Sailing on Aotearoa Tahi
It was a glorious mid-winter day in Gisborne, New Zealand.
After boarding, we heard talks about the waka, traditional voyaging, and the vision for the future from Richard Brooking (trustee, Te Unga Mai Trust, center, top) and Hoturoa Barclay-Kerr (voyaging program manager, Te Wananga Aotearoa, below) along with the usual safety instructions
And then, after a karakia to bless out little voyage, we sailed
-- and this was where I found how innovative these voyagers are in using cutting-edge technology in combination with traditional design and navigation -- Skipper (Geoff) took us out of the marina smoothly, efficiently, without a hitch ... with engine controls
Up went the lateen-shaped sails, and young voyagers were taught how to flake the lines
While there was a traditional steering paddle between the two hulls at the stern, it is heavy work involving perhaps three men. Instead, there is a nifty articulated tiller, leading to two rudder posts.
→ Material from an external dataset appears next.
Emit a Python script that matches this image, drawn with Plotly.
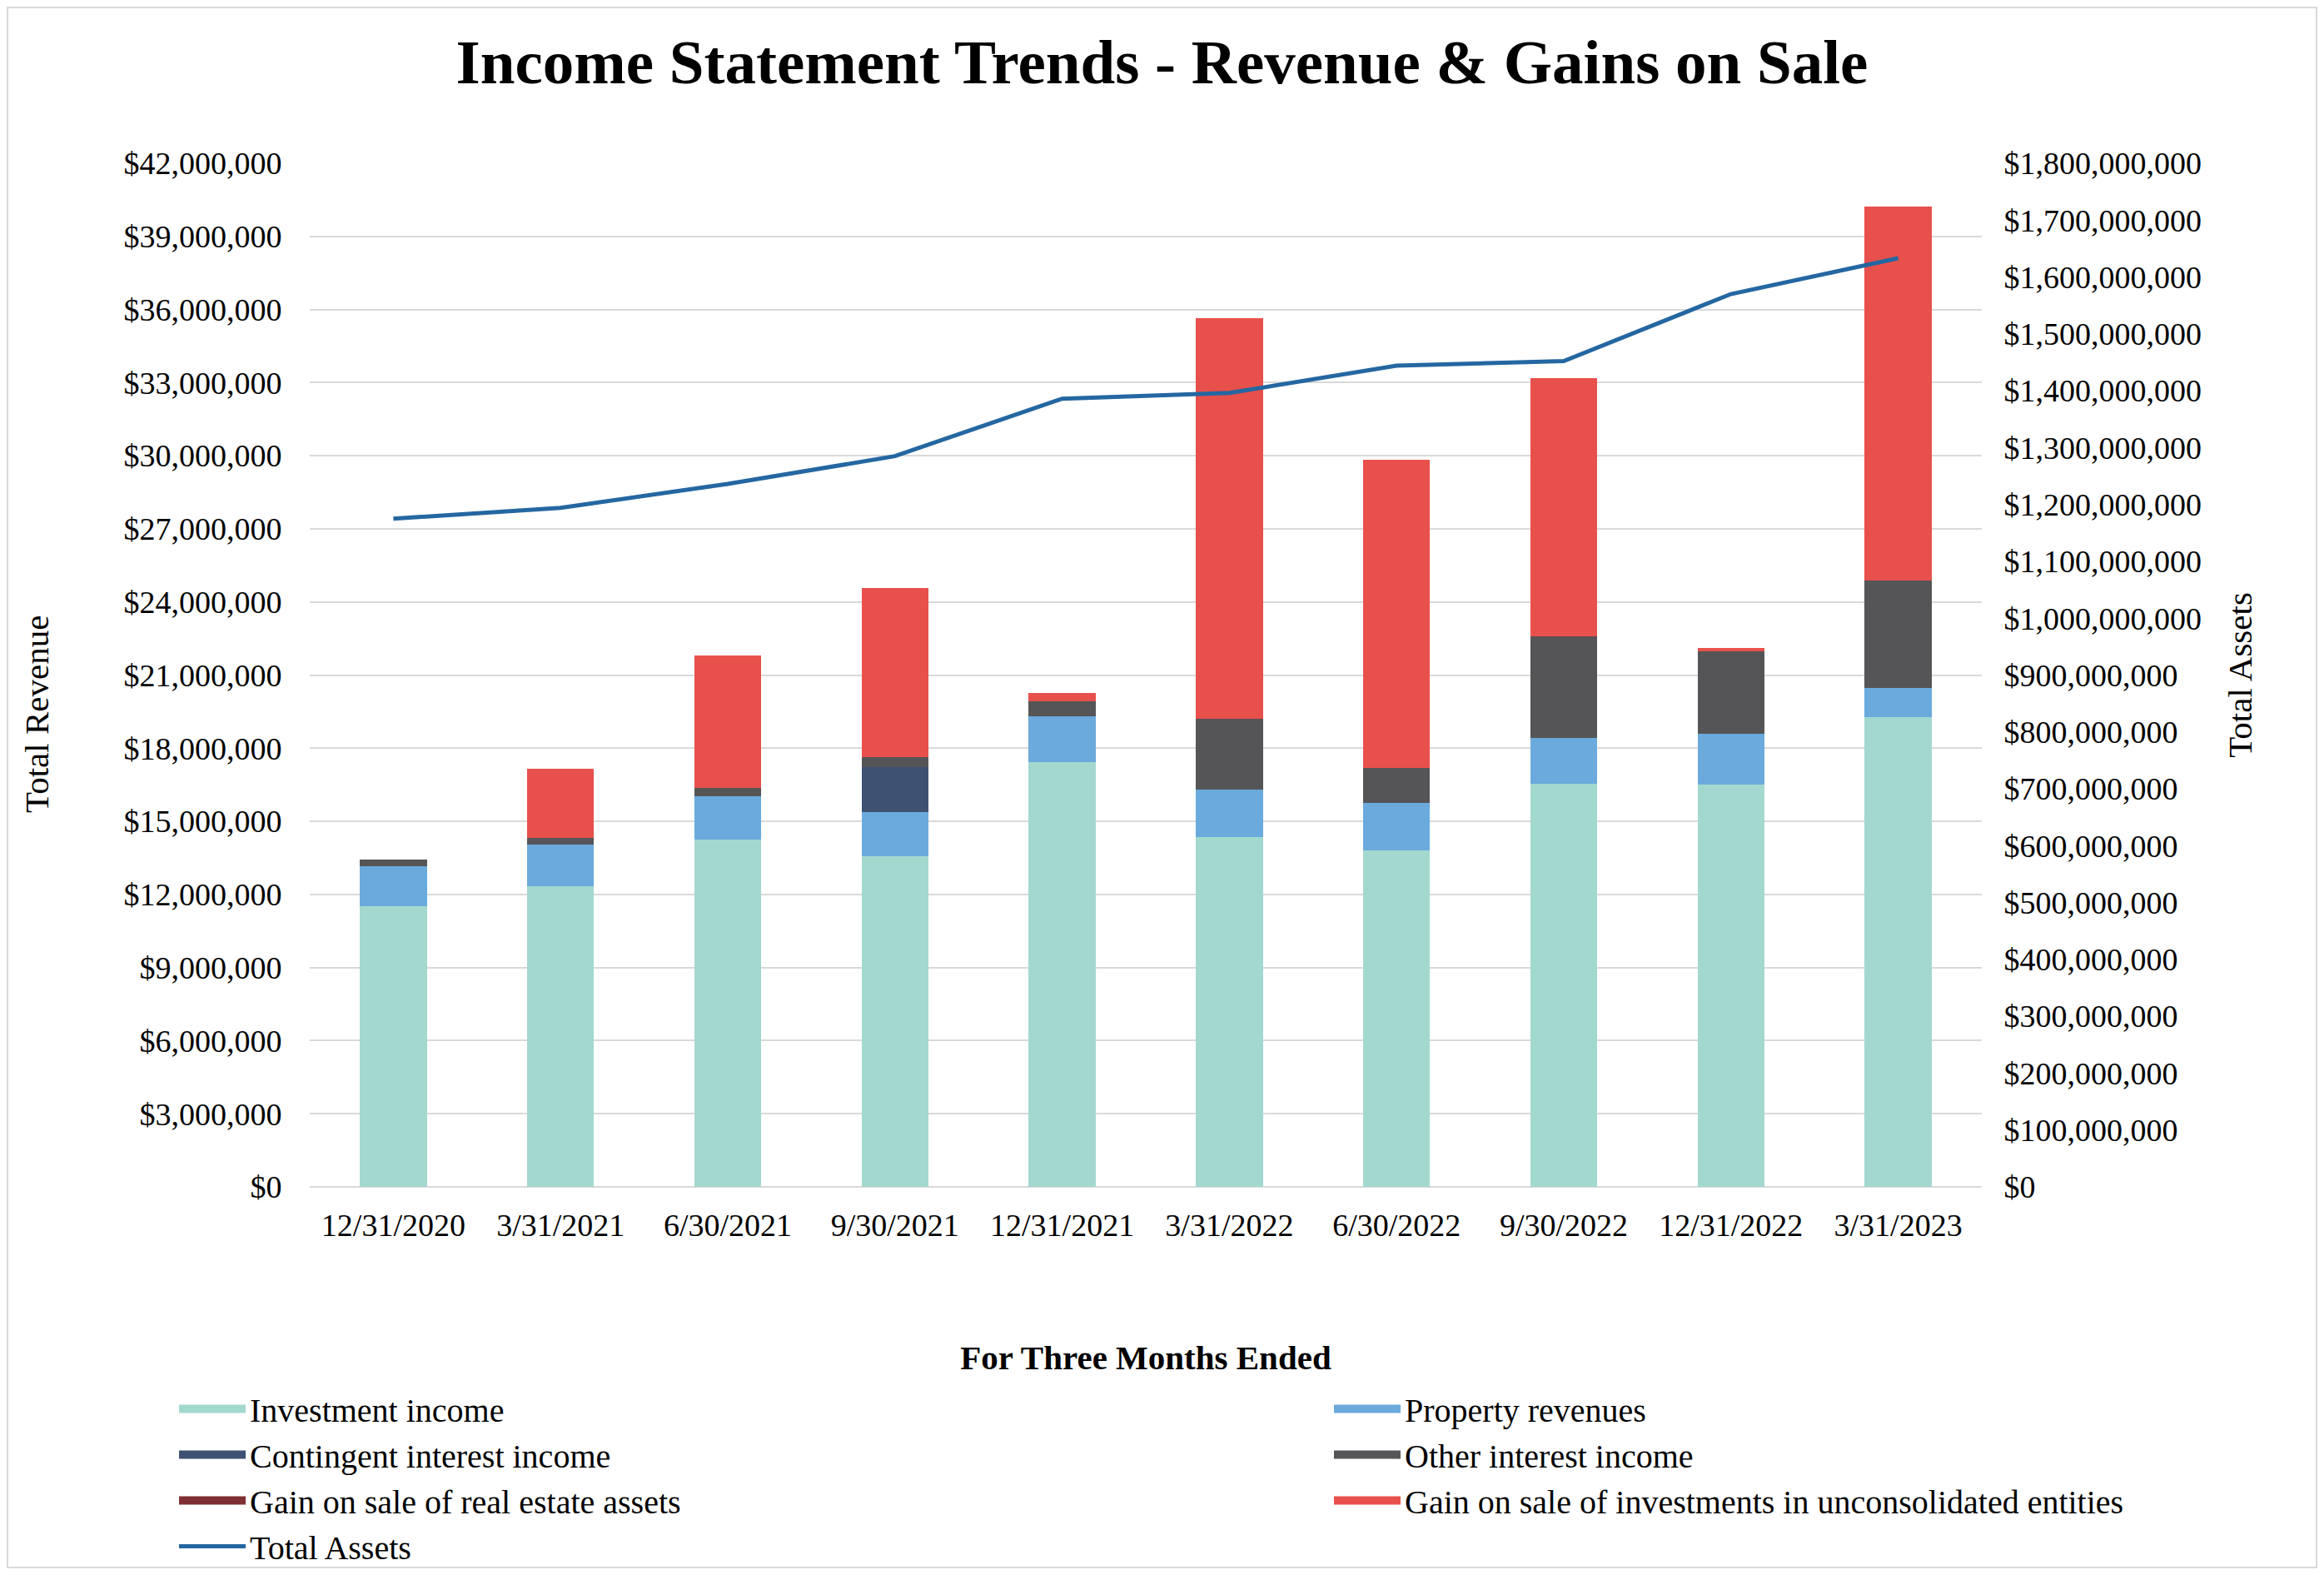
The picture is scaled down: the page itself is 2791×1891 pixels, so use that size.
#!/usr/bin/env python3
# Income statement trends: stacked revenue bars + total assets line

import plotly.graph_objects as go

# --- data ---
periods = ["12/31/2020", "3/31/2021", "6/30/2021", "9/30/2021", "12/31/2021",
           "3/31/2022", "6/30/2022", "9/30/2022", "12/31/2022", "3/31/2023"]

investment_income = [11_520_000, 12_330_000, 14_240_000, 13_560_000, 17_420_000,
                     14_370_000, 13_800_000, 16_530_000, 16_490_000, 19_260_000]
property_revenues = [1_630_000, 1_710_000, 1_780_000, 1_810_000, 1_900_000,
                     1_940_000, 1_940_000, 1_900_000, 2_100_000, 1_200_000]
contingent_interest = [0, 0, 0, 1_840_000, 0, 0, 0, 0, 0, 0]
other_interest = [280_000, 290_000, 340_000, 410_000, 620_000,
                  2_880_000, 1_460_000, 4_150_000, 3_380_000, 4_410_000]
gain_real_estate = [0, 0, 0, 0, 0, 0, 0, 0, 0, 0]
gain_unconsolidated = [0, 2_810_000, 5_450_000, 6_960_000, 310_000,
                       16_460_000, 12_650_000, 10_610_000, 140_000, 15_370_000]
total_assets = [1_175_000_000, 1_194_000_000, 1_236_000_000, 1_285_000_000, 1_386_000_000,
                1_396_000_000, 1_444_000_000, 1_452_000_000, 1_570_000_000, 1_633_000_000]

# name, values, colour, which legend column
bar_series = [
    ("Investment income", investment_income, "#A3D8CF", "legend"),
    ("Property revenues", property_revenues, "#6AAADD", "legend2"),
    ("Contingent interest income", contingent_interest, "#3E5173", "legend"),
    ("Other interest income", other_interest, "#555557", "legend2"),
    ("Gain on sale of real estate assets", gain_real_estate, "#7E2F31", "legend"),
    ("Gain on sale of investments in unconsolidated entities", gain_unconsolidated, "#E8504C", "legend2"),
]

FONT = "Liberation Serif, Times New Roman, serif"
# the page body keeps its default 8px margin, so the figure is 16px smaller
W, H = 2791 - 16, 1891 - 16
M = dict(l=364, r=403, t=188, b=458)
GRID = "#D9D9D9"


def main():
    fig = go.Figure()

    for name, vals, color, leg in bar_series:
        fig.add_trace(go.Bar(
            x=periods, y=vals, name=name, showlegend=False,
            marker=dict(color=color, line=dict(width=0)),
        ))

    # legend-only entries so the swatches come out as wide flat blocks like Excel's
    for name, vals, color, leg in bar_series:
        fig.add_trace(go.Scatter(
            x=[None], y=[None], name=name, legend=leg,
            mode="lines", line=dict(color=color, width=22),
            hoverinfo="skip",
        ))

    fig.add_trace(go.Scatter(
        x=periods, y=total_assets, name="Total Assets",
        mode="lines", yaxis="y2", legend="legend",
        line=dict(color="#2467A1", width=5),
    ))

    # frame around the whole picture, like the exported chart area
    pw = W - M["l"] - M["r"]
    ph = H - M["t"] - M["b"]
    fig.add_shape(
        type="rect", xref="paper", yref="paper",
        x0=-(M["l"] - 1) / pw, x1=1 + (M["r"] - 1) / pw,
        y0=-(M["b"] - 1) / ph, y1=1 + (M["t"] - 1) / ph,
        line=dict(color=GRID, width=2), layer="below",
    )

    # left axis title sits a bit below centre in the original
    fig.add_annotation(
        text="Total Revenue", textangle=-90,
        xref="paper", yref="paper",
        x=(36 - M["l"]) / pw, y=(H - M["b"] - 850) / ph,
        xanchor="center", yanchor="middle", showarrow=False,
        font=dict(size=41),
    )

    leg_common = dict(
        orientation="v", yanchor="top", y=-0.1904,
        xanchor="left", itemwidth=80,
        font=dict(size=40), traceorder="normal",
        bgcolor="rgba(0,0,0,0)",
    )

    fig.update_layout(
        width=W, height=H,
        margin=dict(M, autoexpand=False),
        paper_bgcolor="white", plot_bgcolor="white",
        font=dict(family=FONT, color="black", size=38),
        barmode="stack", bargap=0.6,
        title=dict(
            text="<b>Income Statement Trends - Revenue & Gains on Sale</b>",
            font=dict(family=FONT, size=75, color="black"),
            x=0.5, xanchor="center", y=1 - 66 / H, yanchor="middle",
        ),
        xaxis=dict(
            showgrid=False, showline=False, zeroline=False,
            tickfont=dict(size=38),
            ticks="outside", ticklen=12, tickcolor="white",
            title=dict(text="<b>For Three Months Ended</b>", font=dict(size=41), standoff=124),
        ),
        yaxis=dict(
            range=[0, 42_000_000], dtick=3_000_000, tickformat="$,.0f",
            showgrid=True, gridcolor=GRID, gridwidth=2,
            zeroline=True, zerolinecolor=GRID, zerolinewidth=2,
            showline=False, tickfont=dict(size=38),
            ticks="outside", ticklen=25, tickcolor="white",
        ),
        yaxis2=dict(
            range=[0, 1_800_000_000], dtick=100_000_000, tickformat="$,.0f",
            overlaying="y", side="right",
            showgrid=False, zeroline=False, showline=False,
            tickfont=dict(size=38),
            ticks="outside", ticklen=18, tickcolor="white",
            title=dict(text="Total Assets", font=dict(size=41), standoff=32),
        ),
        legend=dict(leg_common, x=(202 - M["l"]) / pw),
        legend2=dict(leg_common, x=(1589 - M["l"]) / pw),
        showlegend=True,
    )

    fig.write_html("out.html")


if __name__ == "__main__":
    main()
It can be seen in the background of the following picture
With a fair breeze, the waka starts to show a startlingly fast pace, with the two figureheads leading the way -- it is easy to believe Tupaia's boast that a fast voyaging Tahitian pahi could sail three or four times as fast as the Endeavour
And Captain Cook didn't see quite this scenery on his first approach to New Zealand!